## Aim of the task
Return all lines where the word "this" can be found.
>> BEGIN
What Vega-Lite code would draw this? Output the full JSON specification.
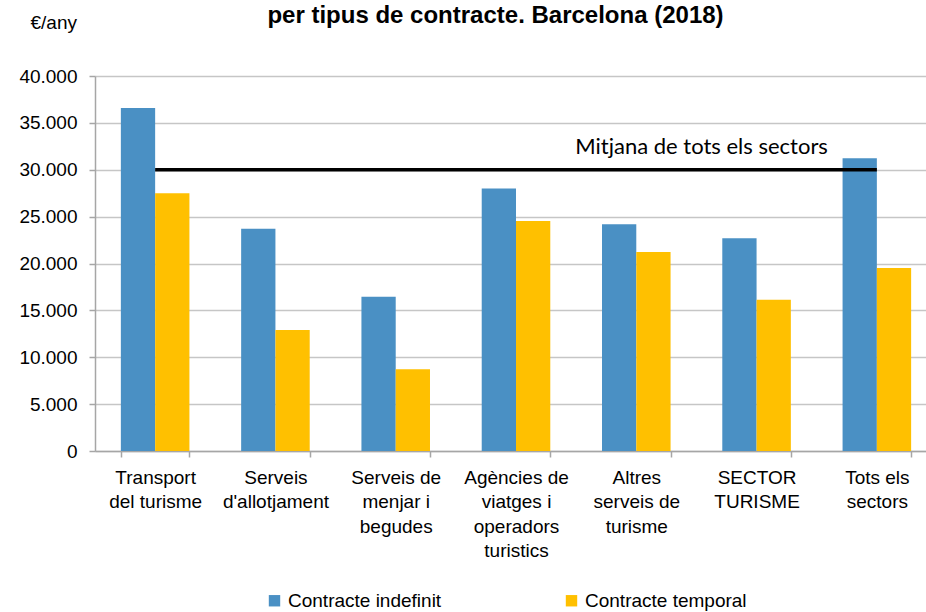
{
  "$schema": "https://vega.github.io/schema/vega-lite/v6.json",
  "autosize": {"type": "none"},
  "padding": {"left": 95, "top": 76, "right": 0, "bottom": 161},
  "width": 831,
  "height": 375,
  "background": "white",
  "title": {
    "text": "per tipus de contracte. Barcelona (2018)",
    "font": "Liberation Sans",
    "fontSize": 24,
    "fontWeight": "bold",
    "color": "#000000",
    "anchor": "middle",
    "offset": -15,
    "dx": -15
  },
  "datasets": {
    "salaris": [
      {"categoria": "Transport del turisme", "contracte": "Contracte indefinit", "valor": 36600},
      {"categoria": "Transport del turisme", "contracte": "Contracte temporal", "valor": 27500},
      {"categoria": "Serveis d'allotjament", "contracte": "Contracte indefinit", "valor": 23700},
      {"categoria": "Serveis d'allotjament", "contracte": "Contracte temporal", "valor": 12900},
      {"categoria": "Serveis de menjar i begudes", "contracte": "Contracte indefinit", "valor": 16450},
      {"categoria": "Serveis de menjar i begudes", "contracte": "Contracte temporal", "valor": 8730},
      {"categoria": "Agències de viatges i operadors turistics", "contracte": "Contracte indefinit", "valor": 28000},
      {"categoria": "Agències de viatges i operadors turistics", "contracte": "Contracte temporal", "valor": 24540},
      {"categoria": "Altres serveis de turisme", "contracte": "Contracte indefinit", "valor": 24190},
      {"categoria": "Altres serveis de turisme", "contracte": "Contracte temporal", "valor": 21230},
      {"categoria": "SECTOR TURISME", "contracte": "Contracte indefinit", "valor": 22690},
      {"categoria": "SECTOR TURISME", "contracte": "Contracte temporal", "valor": 16130},
      {"categoria": "Tots els sectors", "contracte": "Contracte indefinit", "valor": 31240},
      {"categoria": "Tots els sectors", "contracte": "Contracte temporal", "valor": 19520}
    ],
    "mitjana": [
      {"categoria": "Transport del turisme", "valor": 30000},
      {"categoria": "Tots els sectors", "valor": 30000}
    ],
    "etiqueta": [
      {"categoria": "SECTOR TURISME", "valor": 32400, "text": "Mitjana de tots els sectors"}
    ]
  },
  "layer": [
    {
      "data": {"name": "salaris"},
      "mark": {"type": "bar"},
      "encoding": {
        "x": {
          "field": "categoria",
          "type": "nominal",
          "scale": {
            "domain": ["Transport del turisme", "Serveis d'allotjament", "Serveis de menjar i begudes", "Agències de viatges i operadors turistics", "Altres serveis de turisme", "SECTOR TURISME", "Tots els sectors"],
            "range": [0, 842],
            "paddingInner": 0.43,
            "paddingOuter": 0.215
          },
          "axis": {
            "title": null,
            "labelAngle": 0,
            "labelFont": "Liberation Sans",
            "labelFontSize": 19,
            "labelColor": "#000000",
            "labelLineHeight": 24.5,
            "labelBaseline": "top",
            "labelPadding": 11,
            "labelLimit": 0,
            "tickBand": "extent",
            "tickSize": 6,
            "tickColor": "#a6a6a6",
            "tickWidth": 1.5,
            "domainColor": "#a6a6a6",
            "domainWidth": 1.5,
            "labelExpr": "{\"Transport del turisme\": [\"Transport\", \"del turisme\"], \"Serveis d'allotjament\": [\"Serveis\", \"d'allotjament\"], \"Serveis de menjar i begudes\": [\"Serveis de\", \"menjar i\", \"begudes\"], \"Agències de viatges i operadors turistics\": [\"Agències de\", \"viatges i\", \"operadors\", \"turistics\"], \"Altres serveis de turisme\": [\"Altres\", \"serveis de\", \"turisme\"], \"SECTOR TURISME\": [\"SECTOR\", \"TURISME\"], \"Tots els sectors\": [\"Tots els\", \"sectors\"]}[datum.label]"
          }
        },
        "xOffset": {
          "field": "contracte",
          "type": "nominal",
          "scale": {"paddingInner": 0, "paddingOuter": 0}
        },
        "y": {
          "field": "valor",
          "type": "quantitative",
          "scale": {"domain": [0, 40000], "nice": false},
          "axis": {
            "title": "€/any",
            "titleAngle": 0,
            "titleAlign": "left",
            "titleBaseline": "middle",
            "titleX": -65,
            "titleY": -54,
            "titleFont": "Liberation Sans",
            "titleFontSize": 19,
            "titleFontWeight": "normal",
            "titleColor": "#000000",
            "values": [0, 5000, 10000, 15000, 20000, 25000, 30000, 35000, 40000],
            "labelExpr": "replace(format(datum.value, ','), ',', '.')",
            "labelFont": "Liberation Sans",
            "labelFontSize": 19,
            "labelColor": "#000000",
            "labelPadding": 12,
            "tickSize": 6,
            "tickColor": "#a6a6a6",
            "tickWidth": 1.5,
            "domainColor": "#a6a6a6",
            "domainWidth": 1.5,
            "grid": true,
            "gridColor": "#c6c6c6",
            "gridWidth": 1.5
          }
        },
        "color": {
          "field": "contracte",
          "type": "nominal",
          "scale": {"domain": ["Contracte indefinit", "Contracte temporal"], "range": ["#4a90c4", "#ffc000"]},
          "legend": {
            "title": null,
            "orient": "none",
            "legendX": 170,
            "legendY": 515,
            "direction": "horizontal",
            "symbolType": "square",
            "symbolSize": 130,
            "symbolStrokeWidth": 0,
            "labelFont": "Liberation Sans",
            "labelFontSize": 19,
            "labelColor": "#000000",
            "labelOffset": 4,
            "labelLimit": 0,
            "columnPadding": 120
          }
        }
      }
    },
    {
      "data": {"name": "mitjana"},
      "mark": {"type": "line", "color": "#000000", "strokeWidth": 3.5},
      "encoding": {
        "x": {"field": "categoria", "type": "nominal"},
        "y": {"field": "valor", "type": "quantitative"}
      }
    },
    {
      "data": {"name": "etiqueta"},
      "mark": {"type": "text", "font": "Lato", "fontSize": 22, "color": "#000000", "align": "center", "baseline": "middle", "dx": -55},
      "encoding": {
        "x": {"field": "categoria", "type": "nominal"},
        "y": {"field": "valor", "type": "quantitative"},
        "text": {"field": "text"}
      }
    }
  ],
  "config": {"view": {"stroke": null}}
}
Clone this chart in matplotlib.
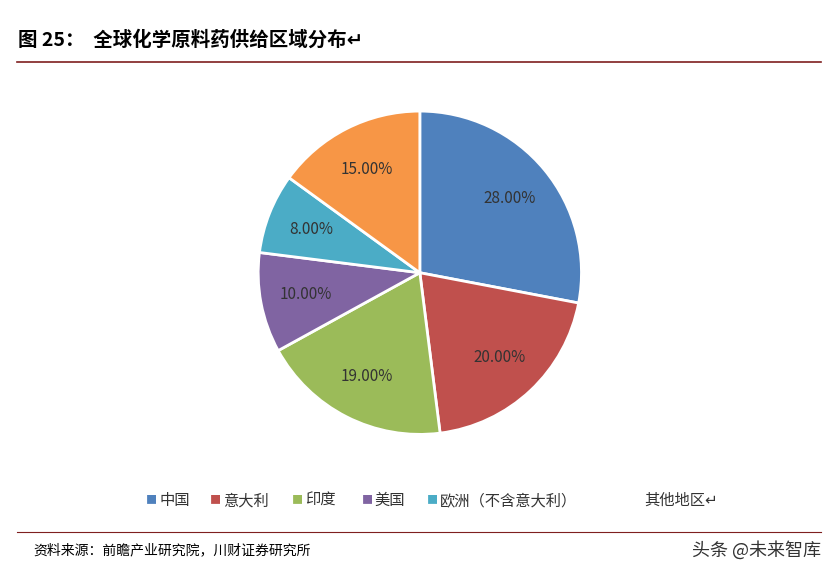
>> END
## Result below
What Vega-Lite code would draw this? Output the full JSON specification.
Clone this chart in matplotlib.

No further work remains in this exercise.